What you have to do:
Without including any pictures, write out all the entries exactly.

Material for the task:
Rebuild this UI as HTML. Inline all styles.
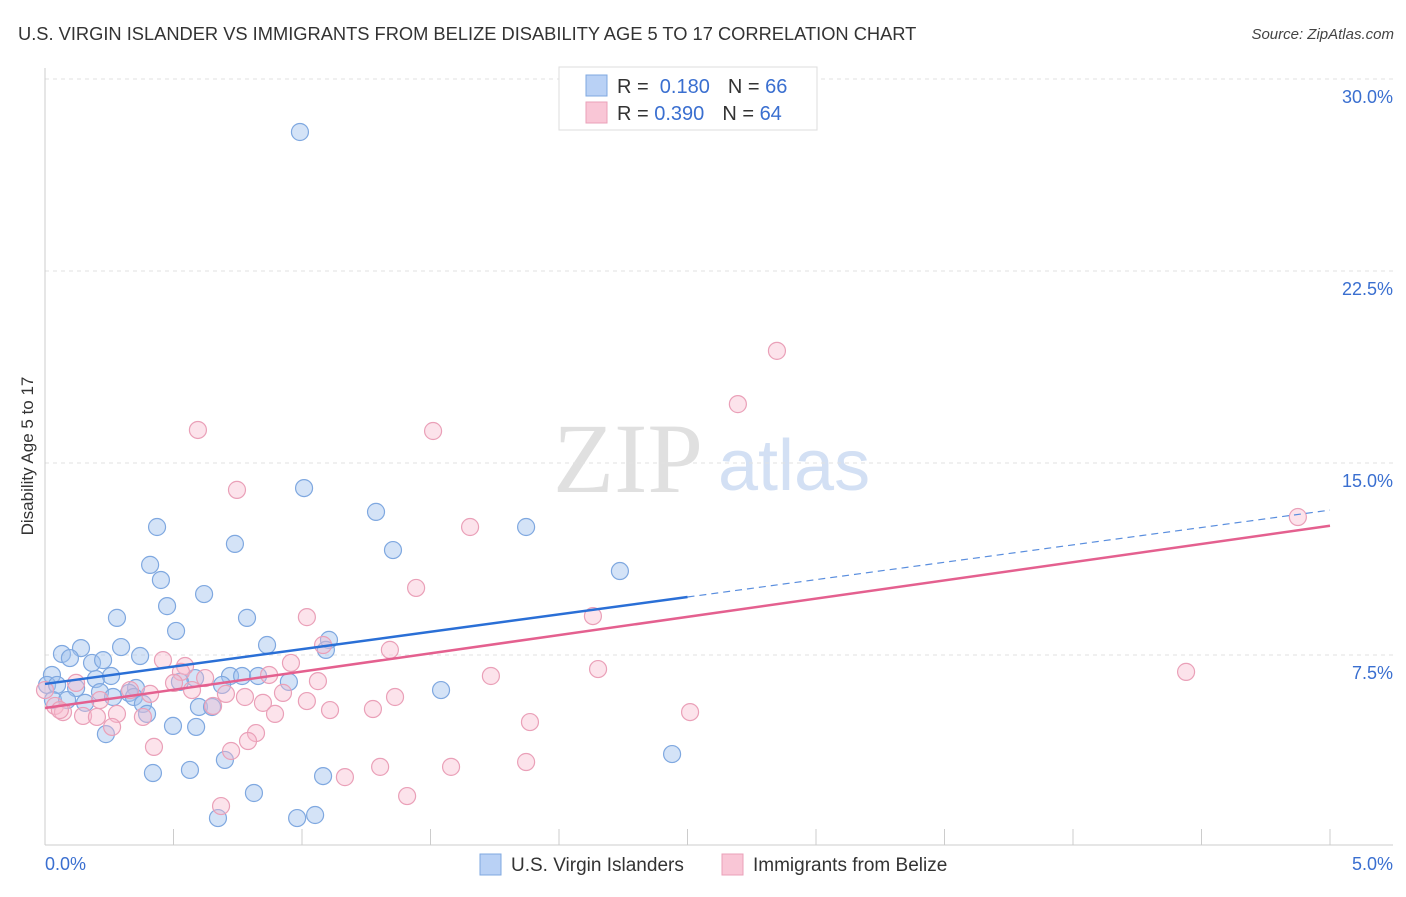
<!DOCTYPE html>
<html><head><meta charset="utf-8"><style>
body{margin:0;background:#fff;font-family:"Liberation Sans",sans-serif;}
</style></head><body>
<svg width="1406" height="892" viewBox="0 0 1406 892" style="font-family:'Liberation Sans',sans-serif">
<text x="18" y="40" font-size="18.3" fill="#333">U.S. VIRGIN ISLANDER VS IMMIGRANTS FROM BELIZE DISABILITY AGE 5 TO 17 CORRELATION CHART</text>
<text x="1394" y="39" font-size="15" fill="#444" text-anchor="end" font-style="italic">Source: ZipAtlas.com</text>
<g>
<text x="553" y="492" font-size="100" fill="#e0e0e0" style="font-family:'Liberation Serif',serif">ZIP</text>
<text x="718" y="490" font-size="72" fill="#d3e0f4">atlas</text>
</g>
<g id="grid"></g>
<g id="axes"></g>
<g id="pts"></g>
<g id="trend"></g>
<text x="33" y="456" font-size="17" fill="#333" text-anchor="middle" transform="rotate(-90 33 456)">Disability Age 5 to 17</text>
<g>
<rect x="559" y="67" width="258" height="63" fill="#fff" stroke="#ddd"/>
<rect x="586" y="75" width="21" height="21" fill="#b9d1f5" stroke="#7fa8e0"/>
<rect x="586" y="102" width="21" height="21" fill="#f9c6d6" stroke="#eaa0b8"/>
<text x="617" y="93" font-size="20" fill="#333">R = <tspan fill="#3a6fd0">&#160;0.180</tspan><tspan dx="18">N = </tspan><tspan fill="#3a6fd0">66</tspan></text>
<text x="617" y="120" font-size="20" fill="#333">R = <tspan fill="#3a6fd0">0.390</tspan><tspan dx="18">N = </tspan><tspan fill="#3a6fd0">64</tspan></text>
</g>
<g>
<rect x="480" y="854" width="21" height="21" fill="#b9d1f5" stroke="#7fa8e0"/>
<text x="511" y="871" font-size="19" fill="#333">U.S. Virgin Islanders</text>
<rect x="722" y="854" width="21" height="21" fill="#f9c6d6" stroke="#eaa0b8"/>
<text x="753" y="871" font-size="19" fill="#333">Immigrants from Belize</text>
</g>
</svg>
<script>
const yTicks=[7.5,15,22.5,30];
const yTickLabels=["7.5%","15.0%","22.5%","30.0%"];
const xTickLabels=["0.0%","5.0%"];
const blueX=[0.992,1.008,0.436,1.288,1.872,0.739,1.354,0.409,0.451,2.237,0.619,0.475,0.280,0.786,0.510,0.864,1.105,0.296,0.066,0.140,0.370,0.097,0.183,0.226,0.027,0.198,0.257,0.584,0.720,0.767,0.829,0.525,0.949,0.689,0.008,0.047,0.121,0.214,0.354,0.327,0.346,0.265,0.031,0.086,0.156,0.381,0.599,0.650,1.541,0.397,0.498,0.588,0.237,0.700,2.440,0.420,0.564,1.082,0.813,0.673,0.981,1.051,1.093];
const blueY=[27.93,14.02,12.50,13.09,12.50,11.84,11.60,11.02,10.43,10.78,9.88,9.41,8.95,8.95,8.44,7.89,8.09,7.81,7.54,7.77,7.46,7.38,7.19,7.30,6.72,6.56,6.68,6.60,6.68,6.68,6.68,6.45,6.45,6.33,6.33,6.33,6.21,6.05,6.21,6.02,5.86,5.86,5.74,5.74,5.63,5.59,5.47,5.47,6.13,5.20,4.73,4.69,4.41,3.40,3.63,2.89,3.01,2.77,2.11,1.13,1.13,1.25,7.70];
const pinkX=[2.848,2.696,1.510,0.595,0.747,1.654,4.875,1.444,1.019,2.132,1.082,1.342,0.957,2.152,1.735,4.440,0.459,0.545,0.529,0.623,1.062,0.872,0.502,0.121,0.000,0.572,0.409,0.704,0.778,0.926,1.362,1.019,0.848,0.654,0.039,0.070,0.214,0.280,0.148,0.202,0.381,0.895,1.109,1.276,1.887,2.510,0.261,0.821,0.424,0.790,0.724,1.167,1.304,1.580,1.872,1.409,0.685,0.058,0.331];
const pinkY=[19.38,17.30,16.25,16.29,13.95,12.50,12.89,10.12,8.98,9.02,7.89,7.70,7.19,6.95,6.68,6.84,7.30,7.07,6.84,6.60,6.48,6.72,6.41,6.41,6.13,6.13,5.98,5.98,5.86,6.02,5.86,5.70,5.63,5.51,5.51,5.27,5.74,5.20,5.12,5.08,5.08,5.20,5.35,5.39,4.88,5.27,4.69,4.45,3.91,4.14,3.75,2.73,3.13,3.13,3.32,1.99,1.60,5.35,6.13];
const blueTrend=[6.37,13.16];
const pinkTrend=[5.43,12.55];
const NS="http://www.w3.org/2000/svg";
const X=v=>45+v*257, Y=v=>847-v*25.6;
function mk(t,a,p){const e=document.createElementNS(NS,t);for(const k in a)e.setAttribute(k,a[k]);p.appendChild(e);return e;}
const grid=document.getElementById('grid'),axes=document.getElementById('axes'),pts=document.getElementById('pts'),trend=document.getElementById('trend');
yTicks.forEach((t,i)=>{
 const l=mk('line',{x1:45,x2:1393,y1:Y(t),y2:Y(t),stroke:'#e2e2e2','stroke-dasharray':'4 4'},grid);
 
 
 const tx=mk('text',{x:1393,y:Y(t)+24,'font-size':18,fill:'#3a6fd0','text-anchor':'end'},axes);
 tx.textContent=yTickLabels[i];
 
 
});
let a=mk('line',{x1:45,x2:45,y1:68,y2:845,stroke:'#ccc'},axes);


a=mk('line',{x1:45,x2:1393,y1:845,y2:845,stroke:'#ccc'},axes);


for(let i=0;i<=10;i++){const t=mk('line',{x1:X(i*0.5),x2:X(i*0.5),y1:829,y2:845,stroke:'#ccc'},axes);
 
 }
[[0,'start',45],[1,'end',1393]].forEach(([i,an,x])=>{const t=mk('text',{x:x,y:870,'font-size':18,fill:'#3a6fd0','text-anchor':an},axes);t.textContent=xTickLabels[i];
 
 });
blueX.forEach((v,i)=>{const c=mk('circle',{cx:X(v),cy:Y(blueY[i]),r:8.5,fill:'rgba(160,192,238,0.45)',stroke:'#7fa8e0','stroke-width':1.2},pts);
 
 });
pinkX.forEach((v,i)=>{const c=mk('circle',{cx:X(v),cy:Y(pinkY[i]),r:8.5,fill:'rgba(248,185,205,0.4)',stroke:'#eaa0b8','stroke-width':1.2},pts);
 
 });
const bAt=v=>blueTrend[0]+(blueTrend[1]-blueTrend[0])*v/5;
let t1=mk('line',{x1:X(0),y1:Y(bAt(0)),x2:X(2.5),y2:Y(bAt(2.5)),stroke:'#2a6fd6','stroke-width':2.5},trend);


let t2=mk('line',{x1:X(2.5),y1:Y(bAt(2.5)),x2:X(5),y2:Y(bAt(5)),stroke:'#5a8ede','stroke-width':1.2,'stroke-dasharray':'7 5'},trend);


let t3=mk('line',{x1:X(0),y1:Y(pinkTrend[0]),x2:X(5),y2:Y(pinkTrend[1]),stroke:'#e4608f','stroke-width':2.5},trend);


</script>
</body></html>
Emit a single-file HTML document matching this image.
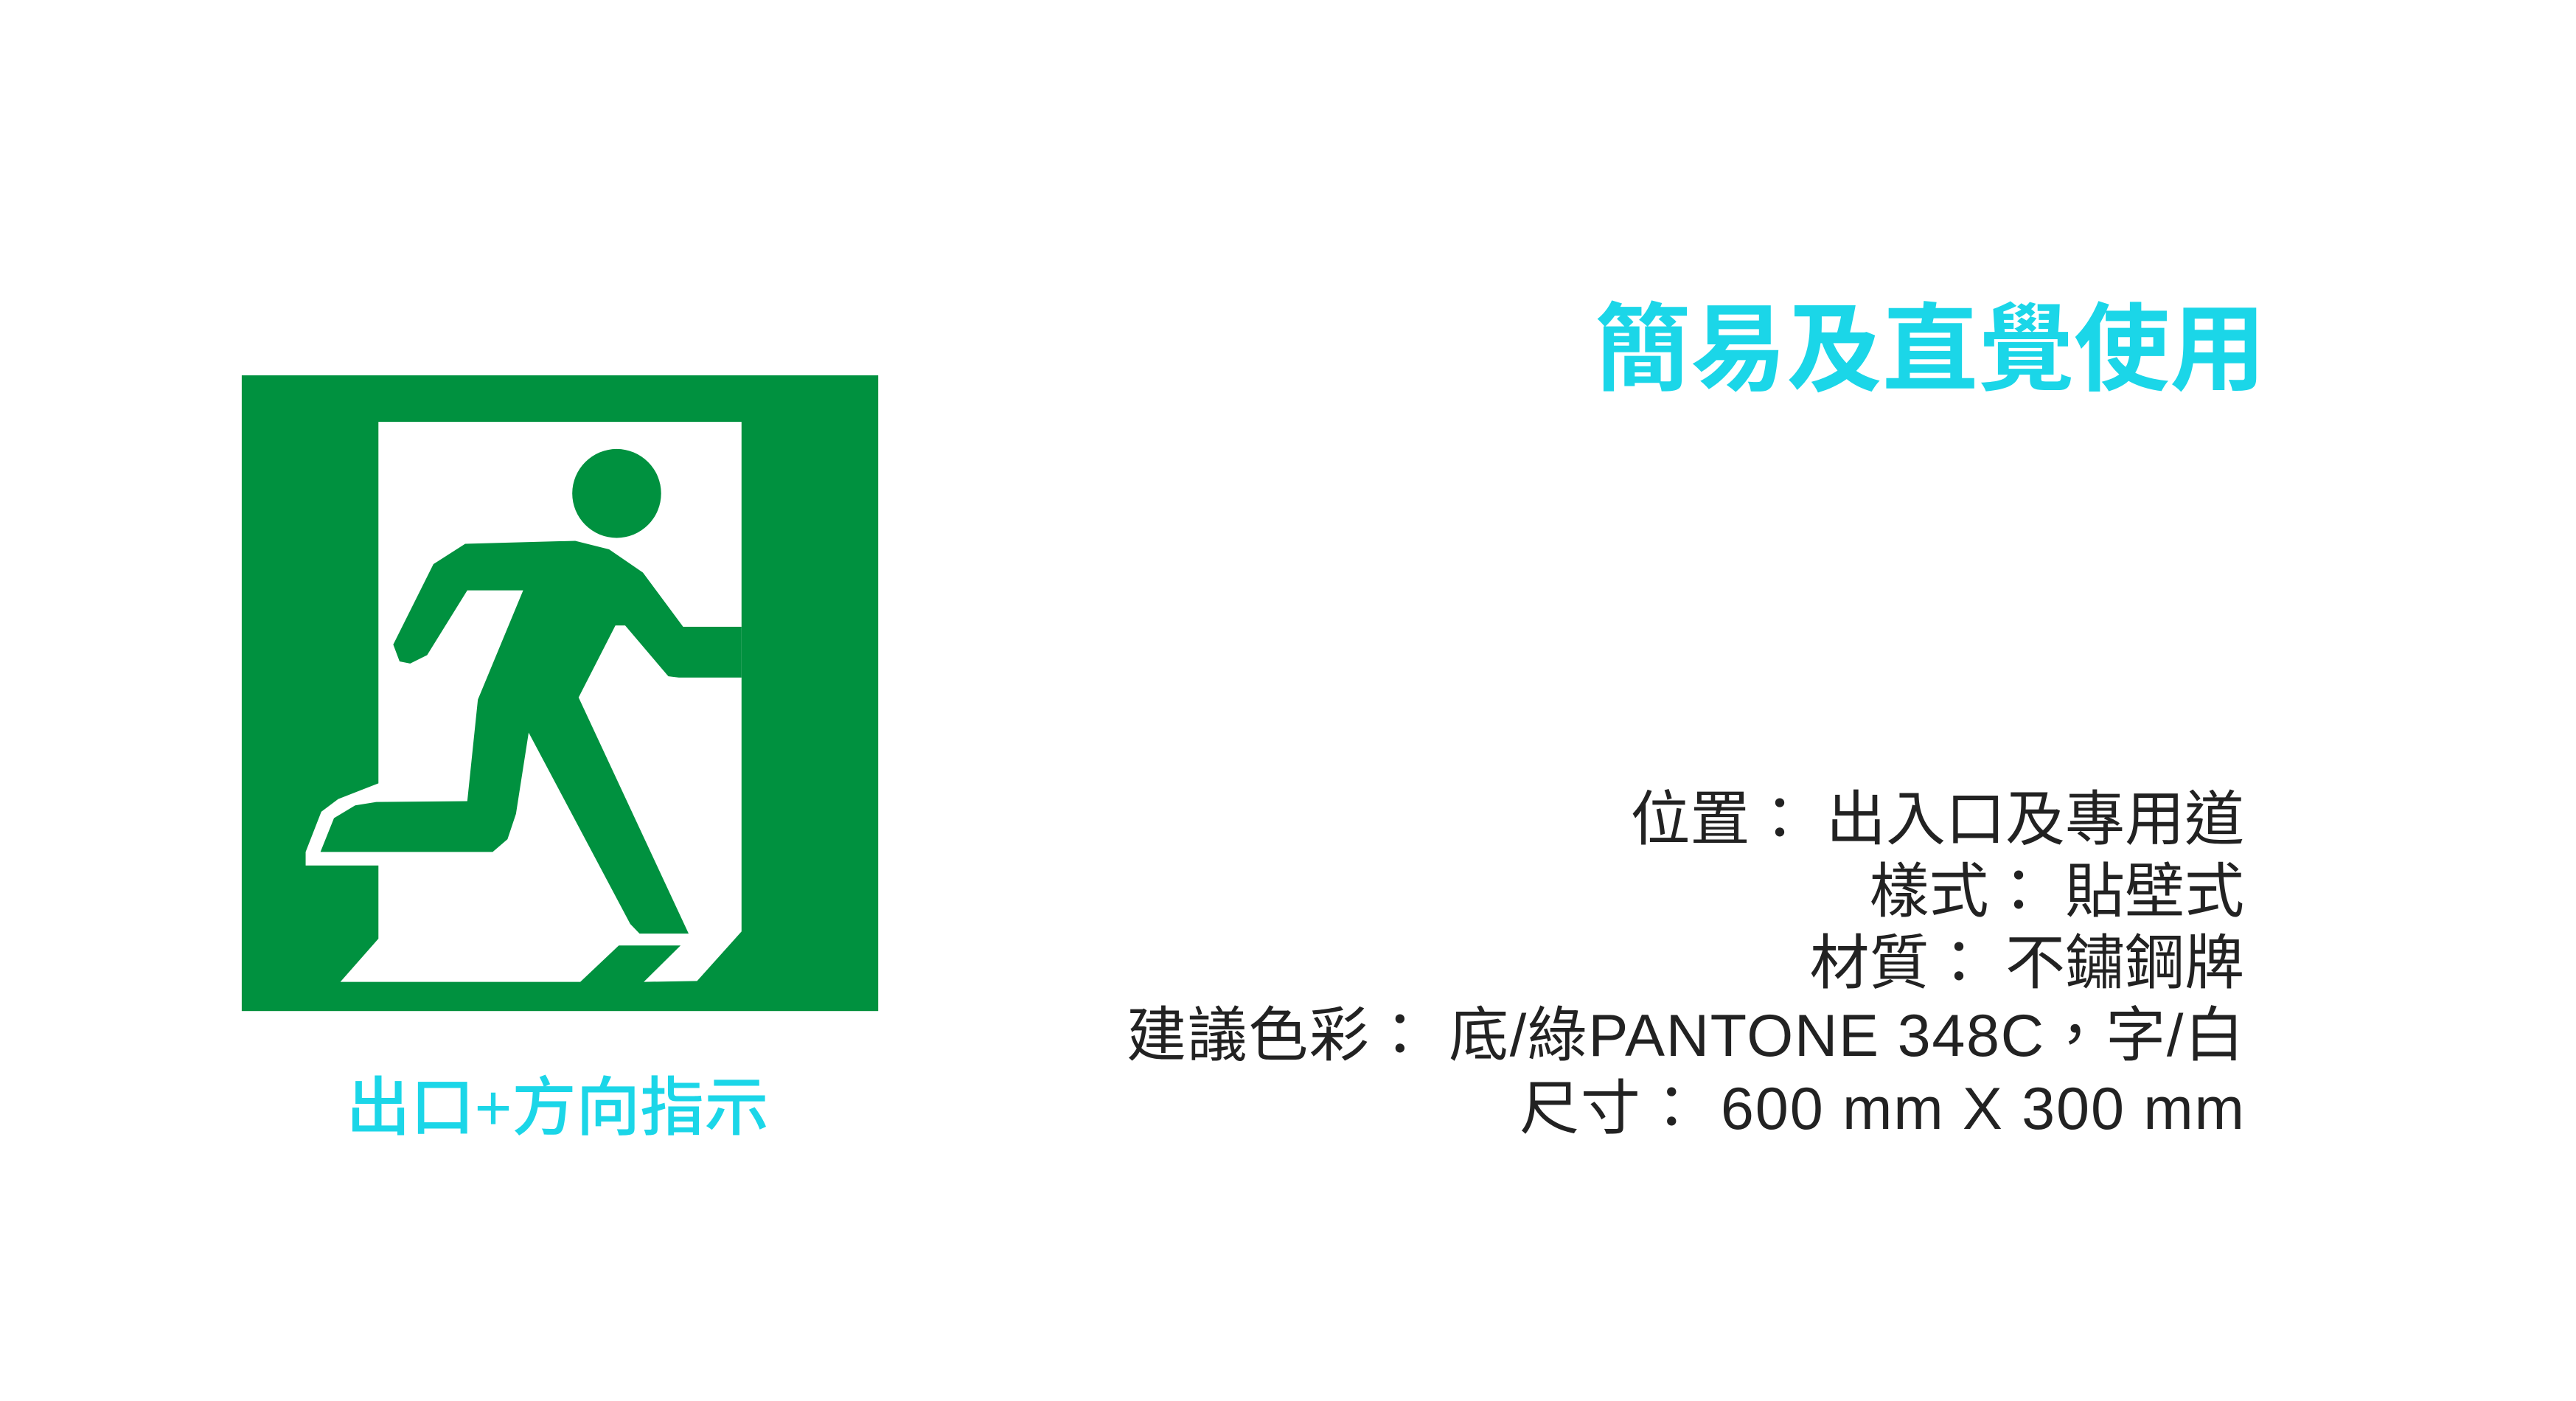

Complete answer:
Rebuild this UI as HTML. Inline all styles.
<!DOCTYPE html>
<html><head><meta charset="utf-8"><style>
body{margin:0;background:#fff;font-family:"Liberation Sans",sans-serif;}
</style></head><body>
<svg width="1406" height="892" viewBox="0 0 1406 892" style="font-family:'Liberation Sans',sans-serif">
<text x="18" y="40" font-size="18.3" fill="#333">U.S. VIRGIN ISLANDER VS IMMIGRANTS FROM BELIZE DISABILITY AGE 5 TO 17 CORRELATION CHART</text>
<text x="1394" y="39" font-size="15" fill="#444" text-anchor="end" font-style="italic">Source: ZipAtlas.com</text>
<g>
<text x="553" y="492" font-size="100" fill="#e0e0e0" style="font-family:'Liberation Serif',serif">ZIP</text>
<text x="718" y="490" font-size="72" fill="#d3e0f4">atlas</text>
</g>
<g id="grid"></g>
<g id="axes"></g>
<g id="pts"></g>
<g id="trend"></g>
<text x="33" y="456" font-size="17" fill="#333" text-anchor="middle" transform="rotate(-90 33 456)">Disability Age 5 to 17</text>
<g>
<rect x="559" y="67" width="258" height="63" fill="#fff" stroke="#ddd"/>
<rect x="586" y="75" width="21" height="21" fill="#b9d1f5" stroke="#7fa8e0"/>
<rect x="586" y="102" width="21" height="21" fill="#f9c6d6" stroke="#eaa0b8"/>
<text x="617" y="93" font-size="20" fill="#333">R = <tspan fill="#3a6fd0">&#160;0.180</tspan><tspan dx="18">N = </tspan><tspan fill="#3a6fd0">66</tspan></text>
<text x="617" y="120" font-size="20" fill="#333">R = <tspan fill="#3a6fd0">0.390</tspan><tspan dx="18">N = </tspan><tspan fill="#3a6fd0">64</tspan></text>
</g>
<g>
<rect x="480" y="854" width="21" height="21" fill="#b9d1f5" stroke="#7fa8e0"/>
<text x="511" y="871" font-size="19" fill="#333">U.S. Virgin Islanders</text>
<rect x="722" y="854" width="21" height="21" fill="#f9c6d6" stroke="#eaa0b8"/>
<text x="753" y="871" font-size="19" fill="#333">Immigrants from Belize</text>
</g>
</svg>
<script>
const yTicks=[7.5,15,22.5,30];
const yTickLabels=["7.5%","15.0%","22.5%","30.0%"];
const xTickLabels=["0.0%","5.0%"];
const blueX=[0.992,1.008,0.436,1.288,1.872,0.739,1.354,0.409,0.451,2.237,0.619,0.475,0.280,0.786,0.510,0.864,1.105,0.296,0.066,0.140,0.370,0.097,0.183,0.226,0.027,0.198,0.257,0.584,0.720,0.767,0.829,0.525,0.949,0.689,0.008,0.047,0.121,0.214,0.354,0.327,0.346,0.265,0.031,0.086,0.156,0.381,0.599,0.650,1.541,0.397,0.498,0.588,0.237,0.700,2.440,0.420,0.564,1.082,0.813,0.673,0.981,1.051,1.093];
const blueY=[27.93,14.02,12.50,13.09,12.50,11.84,11.60,11.02,10.43,10.78,9.88,9.41,8.95,8.95,8.44,7.89,8.09,7.81,7.54,7.77,7.46,7.38,7.19,7.30,6.72,6.56,6.68,6.60,6.68,6.68,6.68,6.45,6.45,6.33,6.33,6.33,6.21,6.05,6.21,6.02,5.86,5.86,5.74,5.74,5.63,5.59,5.47,5.47,6.13,5.20,4.73,4.69,4.41,3.40,3.63,2.89,3.01,2.77,2.11,1.13,1.13,1.25,7.70];
const pinkX=[2.848,2.696,1.510,0.595,0.747,1.654,4.875,1.444,1.019,2.132,1.082,1.342,0.957,2.152,1.735,4.440,0.459,0.545,0.529,0.623,1.062,0.872,0.502,0.121,0.000,0.572,0.409,0.704,0.778,0.926,1.362,1.019,0.848,0.654,0.039,0.070,0.214,0.280,0.148,0.202,0.381,0.895,1.109,1.276,1.887,2.510,0.261,0.821,0.424,0.790,0.724,1.167,1.304,1.580,1.872,1.409,0.685,0.058,0.331];
const pinkY=[19.38,17.30,16.25,16.29,13.95,12.50,12.89,10.12,8.98,9.02,7.89,7.70,7.19,6.95,6.68,6.84,7.30,7.07,6.84,6.60,6.48,6.72,6.41,6.41,6.13,6.13,5.98,5.98,5.86,6.02,5.86,5.70,5.63,5.51,5.51,5.27,5.74,5.20,5.12,5.08,5.08,5.20,5.35,5.39,4.88,5.27,4.69,4.45,3.91,4.14,3.75,2.73,3.13,3.13,3.32,1.99,1.60,5.35,6.13];
const blueTrend=[6.37,13.16];
const pinkTrend=[5.43,12.55];
const NS="http://www.w3.org/2000/svg";
const X=v=>45+v*257, Y=v=>847-v*25.6;
function mk(t,a,p){const e=document.createElementNS(NS,t);for(const k in a)e.setAttribute(k,a[k]);p.appendChild(e);return e;}
const grid=document.getElementById('grid'),axes=document.getElementById('axes'),pts=document.getElementById('pts'),trend=document.getElementById('trend');
yTicks.forEach((t,i)=>{
 const l=mk('line',{x1:45,x2:1393,y1:Y(t),y2:Y(t),stroke:'#e2e2e2','stroke-dasharray':'4 4'},grid);
 
 
 const tx=mk('text',{x:1393,y:Y(t)+24,'font-size':18,fill:'#3a6fd0','text-anchor':'end'},axes);
 tx.textContent=yTickLabels[i];
 
 
});
let a=mk('line',{x1:45,x2:45,y1:68,y2:845,stroke:'#ccc'},axes);


a=mk('line',{x1:45,x2:1393,y1:845,y2:845,stroke:'#ccc'},axes);


for(let i=0;i<=10;i++){const t=mk('line',{x1:X(i*0.5),x2:X(i*0.5),y1:829,y2:845,stroke:'#ccc'},axes);
 
 }
[[0,'start',45],[1,'end',1393]].forEach(([i,an,x])=>{const t=mk('text',{x:x,y:870,'font-size':18,fill:'#3a6fd0','text-anchor':an},axes);t.textContent=xTickLabels[i];
 
 });
blueX.forEach((v,i)=>{const c=mk('circle',{cx:X(v),cy:Y(blueY[i]),r:8.5,fill:'rgba(160,192,238,0.45)',stroke:'#7fa8e0','stroke-width':1.2},pts);
 
 });
pinkX.forEach((v,i)=>{const c=mk('circle',{cx:X(v),cy:Y(pinkY[i]),r:8.5,fill:'rgba(248,185,205,0.4)',stroke:'#eaa0b8','stroke-width':1.2},pts);
 
 });
const bAt=v=>blueTrend[0]+(blueTrend[1]-blueTrend[0])*v/5;
let t1=mk('line',{x1:X(0),y1:Y(bAt(0)),x2:X(2.5),y2:Y(bAt(2.5)),stroke:'#2a6fd6','stroke-width':2.5},trend);


let t2=mk('line',{x1:X(2.5),y1:Y(bAt(2.5)),x2:X(5),y2:Y(bAt(5)),stroke:'#5a8ede','stroke-width':1.2,'stroke-dasharray':'7 5'},trend);


let t3=mk('line',{x1:X(0),y1:Y(pinkTrend[0]),x2:X(5),y2:Y(pinkTrend[1]),stroke:'#e4608f','stroke-width':2.5},trend);


</script>
</body></html>
Emit a single-file HTML document matching this image.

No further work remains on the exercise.